Is there any motorcycle genre more evocative than the ‘desert sled’? The very name conjures up images of blasting across the sandy shrublands of Baja. ‘Dual sport’ or ‘enduro’ just doesn’t cut it.
For Brit bike fans, the heyday of the desert sled was from the mid 50s to the early 70s. Triumph twins ruled the proverbial roost, taking over from stripped down Harleys and Indians—before Huskies and Yamahas became the weapons of choice for the high plains and dunes of the western United States.
This Triumph TR6 captures the vibes of those good times just perfectly. It’s mostly period correct, but a few well-judged mods elevate its performance beyond the norm for the air-cooled twin.
The builder is Paul Hartman, an art director for a skateboard manufacturer. But when he’s not designing decks, Paul is spannering on motorcycles. “Building bikes is a hobby for me,” he says.
“I live in Bonsall, California and I’m lucky to have a nice workshop at my house. I spend my down time restoring or building bikes—mostly vintage racing stuff.”
Paul’s San Diego County shop is currently home to a selection of in-progress flat trackers and desert sleds—plus this completed but appealingly rough-and-ready TR6.
“It’s a 1959 Triumph TR6,” Paul reveals. “In the 50s and 60s Triumph dominated the deserts and the ‘dirt bike’ scene, but around the mid 60s Husqvarna started coming into the mix.”
“Long story short: I’ve always loved the Husqvarna Cross bike—like the one Steve McQueen and Malcolm Smith rode in On Any Sunday. It’s such a cool bike, but I’m a Triumph desert sled guy. So I wanted to make my own personal version of that bike, on the Triumph platform.”
Paul picked up the pre-unit donor bike from a collection in Northern California. “I got it along with a couple of other British bikes at an auction earlier this year. The bike was clean, and a nice candidate for the motocrosser I wanted to build.”

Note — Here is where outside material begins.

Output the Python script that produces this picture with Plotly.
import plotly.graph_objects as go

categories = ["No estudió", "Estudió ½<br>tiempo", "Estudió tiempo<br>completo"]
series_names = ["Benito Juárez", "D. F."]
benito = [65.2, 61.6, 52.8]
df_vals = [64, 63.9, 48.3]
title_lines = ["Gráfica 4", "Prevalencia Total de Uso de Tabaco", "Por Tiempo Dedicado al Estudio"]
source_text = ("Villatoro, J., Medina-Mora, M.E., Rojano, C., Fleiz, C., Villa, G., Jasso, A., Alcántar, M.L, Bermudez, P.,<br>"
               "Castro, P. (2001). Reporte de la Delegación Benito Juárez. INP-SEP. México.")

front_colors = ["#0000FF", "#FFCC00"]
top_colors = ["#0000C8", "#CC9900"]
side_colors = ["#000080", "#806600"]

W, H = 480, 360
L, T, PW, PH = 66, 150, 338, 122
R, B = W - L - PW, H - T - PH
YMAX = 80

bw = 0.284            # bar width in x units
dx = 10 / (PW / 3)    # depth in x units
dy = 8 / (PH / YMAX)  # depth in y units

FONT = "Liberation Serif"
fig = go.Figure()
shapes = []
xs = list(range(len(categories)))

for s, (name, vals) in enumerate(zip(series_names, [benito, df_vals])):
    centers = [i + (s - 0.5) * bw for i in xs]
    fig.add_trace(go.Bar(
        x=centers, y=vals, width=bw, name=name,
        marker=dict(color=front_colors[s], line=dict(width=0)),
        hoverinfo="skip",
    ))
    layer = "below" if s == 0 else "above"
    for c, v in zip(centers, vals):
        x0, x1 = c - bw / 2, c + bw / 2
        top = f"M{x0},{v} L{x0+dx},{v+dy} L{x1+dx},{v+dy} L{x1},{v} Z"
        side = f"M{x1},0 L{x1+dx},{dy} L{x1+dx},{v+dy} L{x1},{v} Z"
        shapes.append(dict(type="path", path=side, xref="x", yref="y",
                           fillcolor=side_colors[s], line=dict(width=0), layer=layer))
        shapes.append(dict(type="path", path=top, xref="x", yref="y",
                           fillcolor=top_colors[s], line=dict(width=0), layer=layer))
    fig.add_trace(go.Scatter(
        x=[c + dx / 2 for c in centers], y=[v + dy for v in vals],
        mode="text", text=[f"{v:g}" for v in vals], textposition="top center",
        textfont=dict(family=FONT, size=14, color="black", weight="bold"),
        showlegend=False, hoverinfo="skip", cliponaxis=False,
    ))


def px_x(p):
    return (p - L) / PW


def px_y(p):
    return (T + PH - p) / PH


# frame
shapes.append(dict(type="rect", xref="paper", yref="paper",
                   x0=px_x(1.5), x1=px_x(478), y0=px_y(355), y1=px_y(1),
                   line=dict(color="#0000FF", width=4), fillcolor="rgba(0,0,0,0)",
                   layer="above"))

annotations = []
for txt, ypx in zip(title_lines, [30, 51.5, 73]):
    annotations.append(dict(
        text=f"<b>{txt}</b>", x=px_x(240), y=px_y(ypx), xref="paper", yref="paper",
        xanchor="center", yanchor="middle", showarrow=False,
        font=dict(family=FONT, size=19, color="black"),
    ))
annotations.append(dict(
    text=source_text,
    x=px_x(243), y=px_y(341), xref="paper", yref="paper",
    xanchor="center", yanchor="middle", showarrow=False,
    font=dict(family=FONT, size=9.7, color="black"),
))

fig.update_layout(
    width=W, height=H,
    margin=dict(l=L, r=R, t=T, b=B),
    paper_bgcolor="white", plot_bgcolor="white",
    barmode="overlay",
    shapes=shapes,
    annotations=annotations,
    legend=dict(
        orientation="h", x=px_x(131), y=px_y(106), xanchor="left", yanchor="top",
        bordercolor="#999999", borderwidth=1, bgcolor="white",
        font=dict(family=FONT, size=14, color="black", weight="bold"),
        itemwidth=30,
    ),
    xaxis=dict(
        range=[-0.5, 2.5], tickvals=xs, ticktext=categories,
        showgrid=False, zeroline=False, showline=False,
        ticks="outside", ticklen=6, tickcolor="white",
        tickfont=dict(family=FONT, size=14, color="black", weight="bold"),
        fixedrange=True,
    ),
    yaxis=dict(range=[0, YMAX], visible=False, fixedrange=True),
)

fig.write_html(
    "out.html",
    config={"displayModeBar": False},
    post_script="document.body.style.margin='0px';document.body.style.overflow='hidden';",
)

Paul has left the 649cc vertical twin in factory spec, aside from a few small Webco parts, but has given the fueling a major upgrade by fitting an Amal 930 series carb. Right above is a slim Triumph T120 tank of 1960s vintage, which will help with maneuverability on the loose stuff.

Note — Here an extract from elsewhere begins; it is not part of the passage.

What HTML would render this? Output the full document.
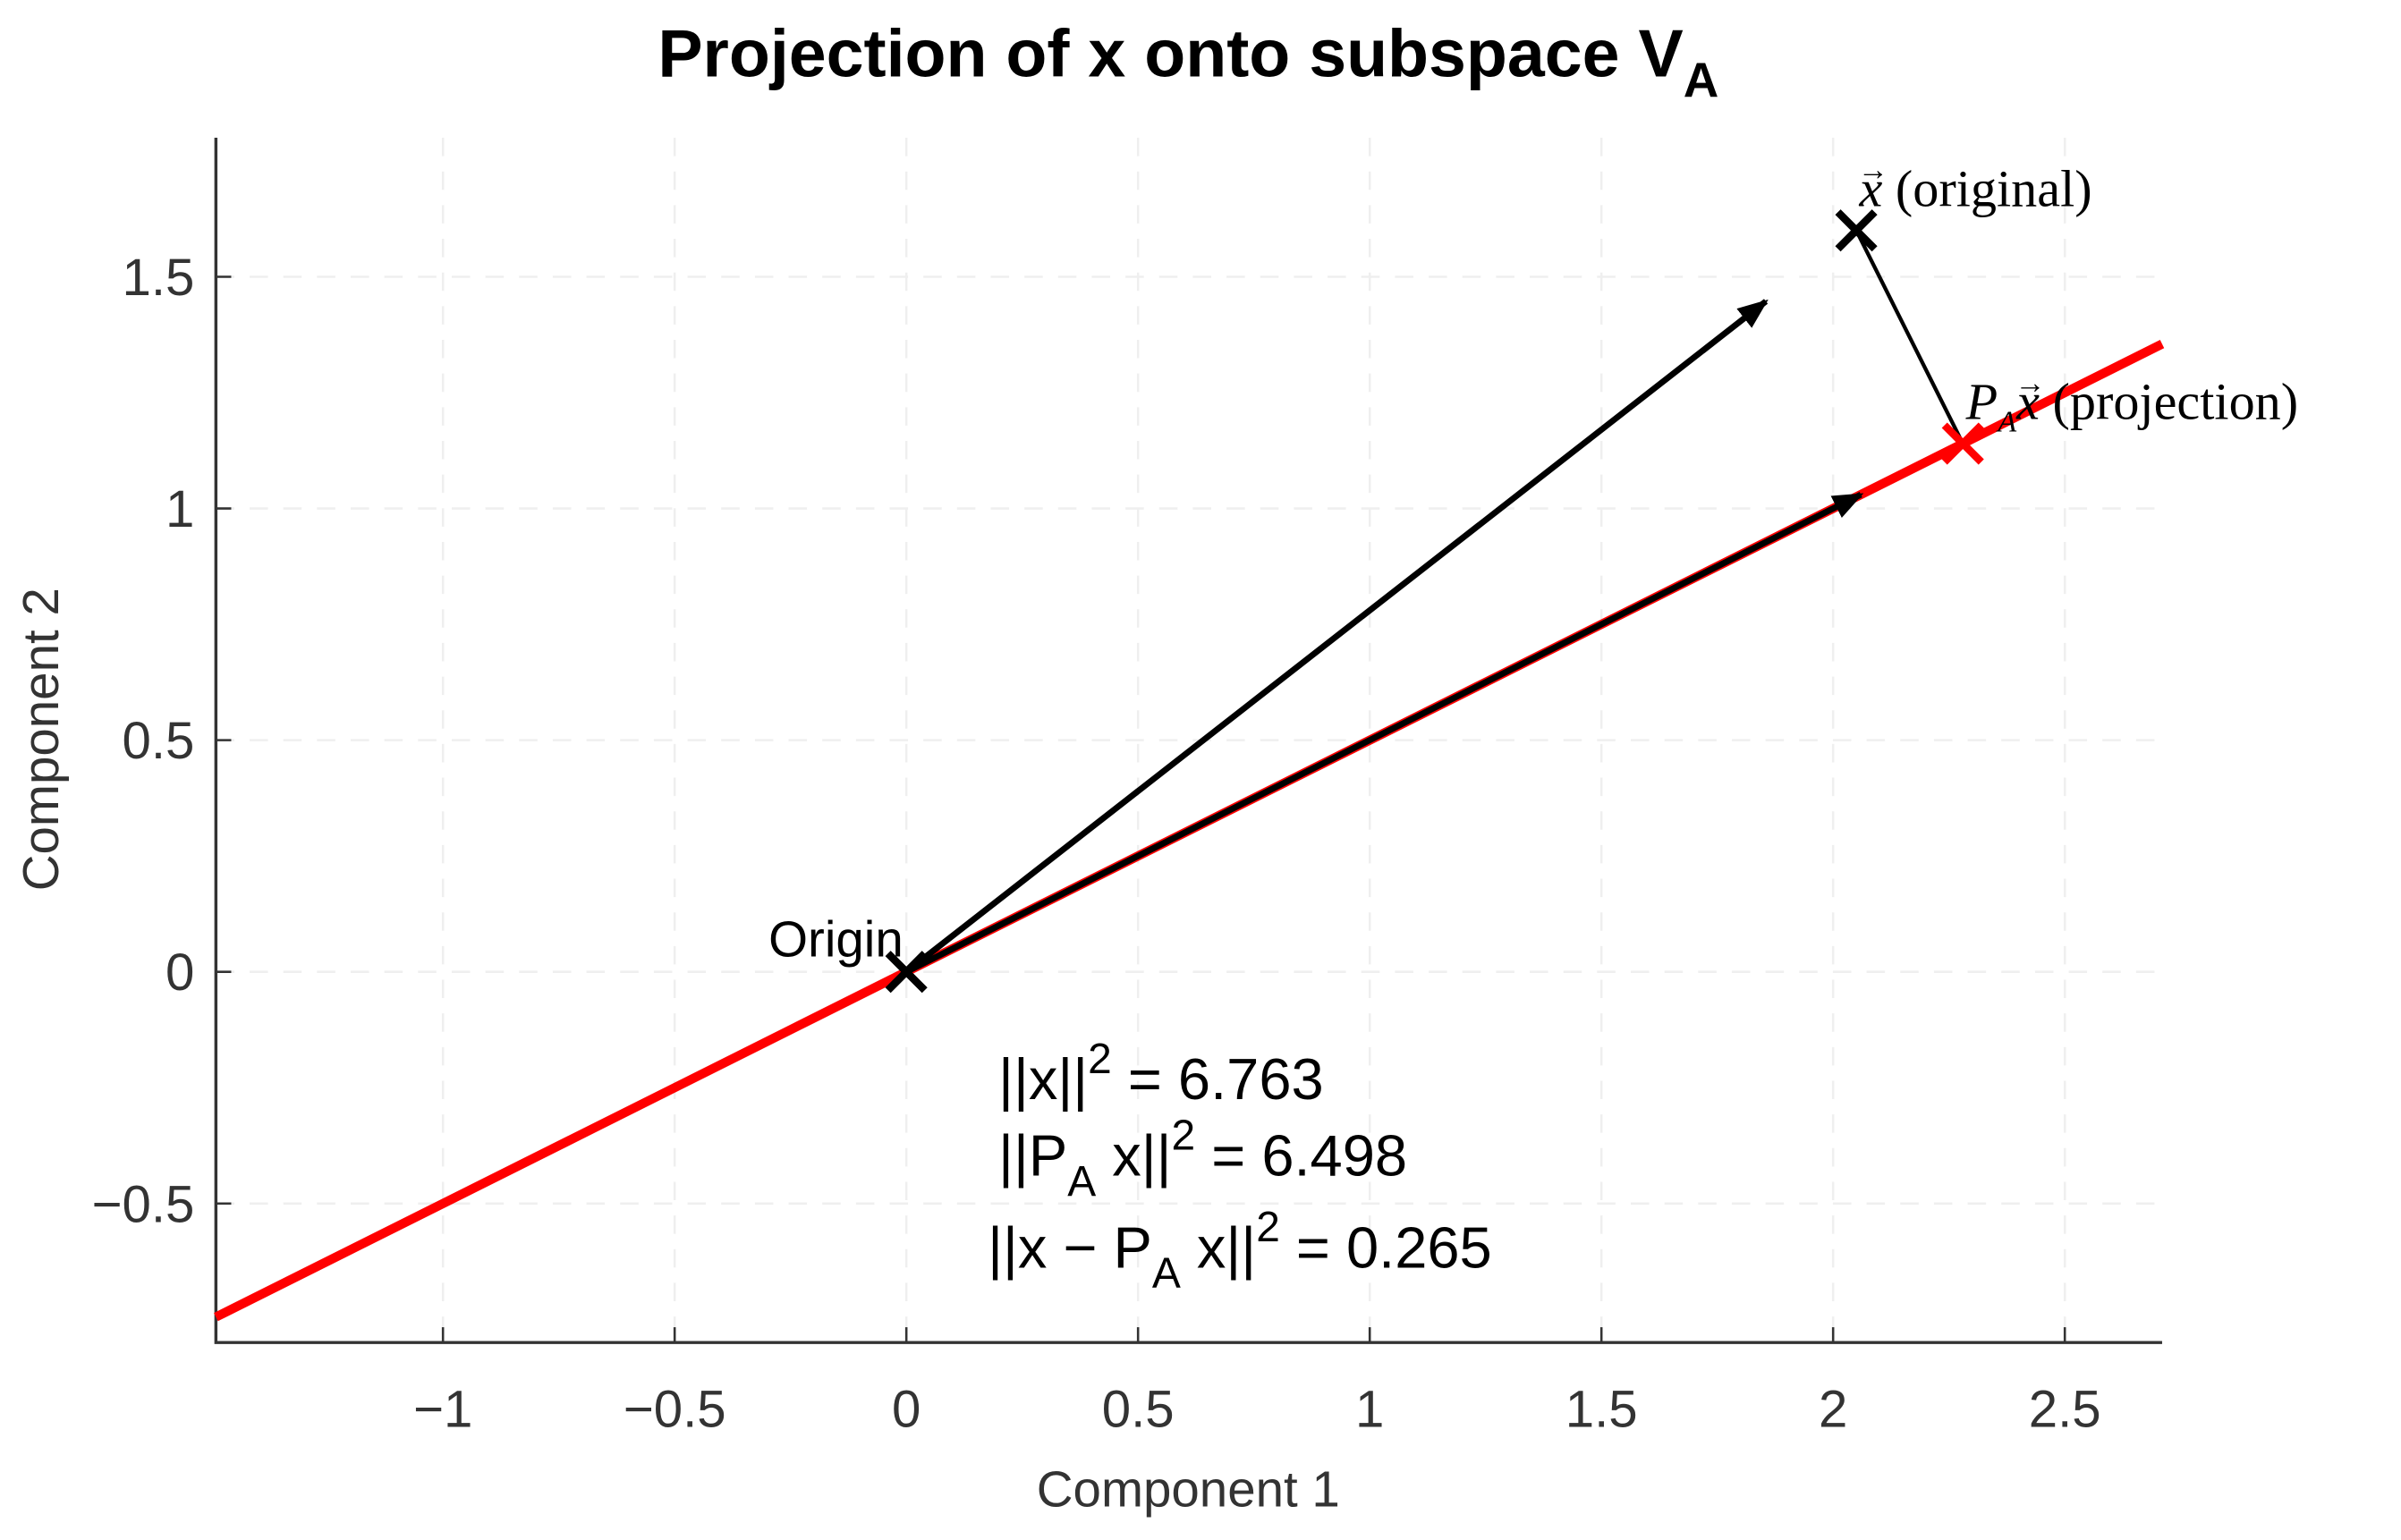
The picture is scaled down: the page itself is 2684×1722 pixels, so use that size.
<!DOCTYPE html>
<html><head><meta charset="utf-8"><style>
html,body{margin:0;padding:0;background:#fff}
svg{display:block}
.sans{font-family:"Liberation Sans",Arial,sans-serif}
.serif{font-family:"Liberation Serif","DejaVu Serif",serif}
</style></head><body>
<svg id="chart" class="sans" width="2684" height="1722" viewBox="0 0 1568 1006" xmlns="http://www.w3.org/2000/svg">
<defs>
<marker id="ah" viewBox="0 0 10 10" refX="9" refY="5" markerWidth="5" markerHeight="5" orient="auto"><path d="M0,1 L10,5 L0,9 z" fill="#000"/></marker>
</defs>
<g id="grid"></g>
<g id="axes"></g>
<g id="marks"></g>
<text x="776" y="50" text-anchor="middle" font-size="44" font-weight="bold">Projection of x onto subspace V<tspan dy="13" font-size="32">A</tspan></text>
<text x="776" y="984" text-anchor="middle" font-size="33" fill="#333">Component 1</text>
<text transform="translate(38,483) rotate(-90)" text-anchor="middle" font-size="33" fill="#333">Component 2</text>
<text x="652" y="718" font-size="38">||x||<tspan dy="-17" font-size="28">2</tspan><tspan dy="17"> = 6.763</tspan></text>
<text x="652" y="768" font-size="38">||P<tspan dy="13" font-size="28">A</tspan><tspan dy="-13"> x||</tspan><tspan dy="-17" font-size="28">2</tspan><tspan dy="17"> = 6.498</tspan></text>
<text x="645" y="828" font-size="38">||x − P<tspan dy="13" font-size="28">A</tspan><tspan dy="-13"> x||</tspan><tspan dy="-17" font-size="28">2</tspan><tspan dy="17"> = 0.265</tspan></text>
</svg>
<script>
const xTicks = [-1, -0.5, 0, 0.5, 1, 1.5, 2, 2.5];
const xTickLabels = ["\u22121", "\u22120.5", "0", "0.5", "1", "1.5", "2", "2.5"];
const yTicks = [-0.5, 0, 0.5, 1, 1.5];
const yTickLabels = ["\u22120.5", "0", "0.5", "1", "1.5"];
const xDomain = [-1.49, 2.71];
const yDomain = [-0.80, 1.80];
const subspaceSlope = [0.5];
const origin = [0, 0];
const xVec = [2.05, 1.60];
const projVec = [2.28, 1.14];
const arrow1Tip = [1.855, 1.447];
const arrow2Tip = [2.06, 1.03];

const L=141,R=1412,T=90,B=877;
const sx=v=>L+(v-xDomain[0])/(xDomain[1]-xDomain[0])*(R-L);
const sy=v=>B-(v-yDomain[0])/(yDomain[1]-yDomain[0])*(B-T);
const NS="http://www.w3.org/2000/svg";
function mk(parent,tag,attrs){const e=document.createElementNS(NS,tag);for(const k in attrs)e.setAttribute(k,attrs[k]);parent.appendChild(e);return e;}
const grid=document.getElementById('grid'),axes=document.getElementById('axes'),marks=document.getElementById('marks');

xTicks.forEach((t,i)=>{
  const g=mk(grid,'line',{x1:sx(t),x2:sx(t),y1:T,y2:B,stroke:'#efefef','stroke-width':1.5,'stroke-dasharray':'12,10'});
  
  
  const tk=mk(axes,'line',{x1:sx(t),x2:sx(t),y1:B,y2:B-10,stroke:'#333','stroke-width':1.5});
  
  
  const lb=mk(axes,'text',{x:sx(t),y:B+55,'text-anchor':'middle','font-size':34,fill:'#333'});
  lb.textContent=xTickLabels[i];
  
  
});
yTicks.forEach((t,i)=>{
  const g=mk(grid,'line',{x1:L,x2:R,y1:sy(t),y2:sy(t),stroke:'#efefef','stroke-width':1.5,'stroke-dasharray':'12,10'});
  
  
  const tk=mk(axes,'line',{x1:L,x2:L+10,y1:sy(t),y2:sy(t),stroke:'#333','stroke-width':1.5});
  
  
  const lb=mk(axes,'text',{x:L-14,y:sy(t)+12,'text-anchor':'end','font-size':34,fill:'#333'});
  lb.textContent=yTickLabels[i];
  
  
});
const ax=mk(axes,'path',{d:`M${L},${T} L${L},${B} L${R},${B}`,fill:'none',stroke:'#333','stroke-width':2});



const m=subspaceSlope[0];
const sub=mk(marks,'line',{x1:sx(xDomain[0]),y1:sy(m*xDomain[0]),x2:sx(xDomain[1]),y2:sy(m*xDomain[1]),stroke:'#ff0000','stroke-width':6});



const a1=mk(marks,'line',{x1:sx(origin[0]),y1:sy(origin[1]),x2:sx(arrow1Tip[0]),y2:sy(arrow1Tip[1]),stroke:'#000','stroke-width':4,'marker-end':'url(#ah)'});


const a2=mk(marks,'line',{x1:sx(origin[0]),y1:sy(origin[1]),x2:sx(arrow2Tip[0]),y2:sy(arrow2Tip[1]),stroke:'#000','stroke-width':4,'marker-end':'url(#ah)'});


const res=mk(marks,'line',{x1:sx(xVec[0]),y1:sy(xVec[1]),x2:sx(projVec[0]),y2:sy(projVec[1]),stroke:'#000','stroke-width':2.5});



function cross(p,color,name){
  const cx=sx(p[0]),cy=sy(p[1]),s=12;
  const g=mk(marks,'path',{d:`M${cx-s},${cy-s} L${cx+s},${cy+s} M${cx-s},${cy+s} L${cx+s},${cy-s}`,stroke:color,'stroke-width':5,fill:'none'});
  
  
}
cross(origin,'#000','origin-marker');
cross(xVec,'#000','x-marker');
cross(projVec,'#ff0000','projection-marker');

const ol=mk(marks,'text',{x:sx(origin[0])-2,y:sy(origin[1])-10,'text-anchor':'end','font-size':33});
ol.textContent='Origin';



// x label
const xx=sx(xVec[0])+2, xy=sy(xVec[1])-16;
const xl=mk(marks,'text',{x:xx,y:xy,'font-size':34,'class':'serif'});
xl.innerHTML='<tspan font-style="italic">x</tspan> (original)';


const xa=mk(marks,'text',{x:xx-1,y:xy-17,'font-size':20,'class':'serif'});
xa.textContent='→';



// projection label
const px=sx(projVec[0])+2, py=sy(projVec[1])-16;
const pl=mk(marks,'text',{x:px,y:py,'font-size':34,'class':'serif'});
pl.innerHTML='<tspan font-style="italic">P</tspan><tspan font-size="20" dy="8" font-style="italic">A</tspan><tspan dy="-8" font-style="italic">x</tspan> (projection)';


const pa=mk(marks,'text',{x:px+32,y:py-17,'font-size':20,'class':'serif'});
pa.textContent='→';


</script>
</body></html>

The seat doesn’t have the slick finish of modern custom upholstery, but it’s the real deal—an old Bates unit. “I got it at a swap meet in Texas, and it looked like new-old-stock.”
“These old desert seats are super hard to find and kind of fragile now, so you have to work some oil into them. And the white looks neat with the [Persian Orange] Allis-Chalmers tractor paint.”
The front wheel is an early Husqvarna rim, and has gone up a couple of sizes to 21 inches, while the factory 18-inch rim stays at the back. The wheels are now shod with vintage Metzeler motocross tires.
The fenders are not standard: the front is a vintage aluminum motocross item of unknown provenance, and the rear fender is “a goofy homemade thing that came with the bike when I got it.”
The biggest upgrade is the suspension. The TR6 was always a good handling machine, aided by its 365 lb dry weight, but Paul has taken it to the next level with 14-inch Ikon rear shocks and Betor forks. “They’re made in Spain, and could be from a Bultaco—or a variety of early motocross bikes.”
After applying the paint and installing a set of wide vintage motocross bars—plus aluminum number panels on the side—Paul is ready to race his sled. “I plan to bring this out for the Hell On Wheels races,” he says. “This bike really boogies, and the suspension is the best I’ve ever felt on a Triumph.”
If you live on the west coast of the USA, you’ll also be able to see Paul’s bike on display at the Born Free show later this month.
But really…wouldn’t you rather be sitting astride this thing and blasting it down the beaches and sandy backroads of Baja California?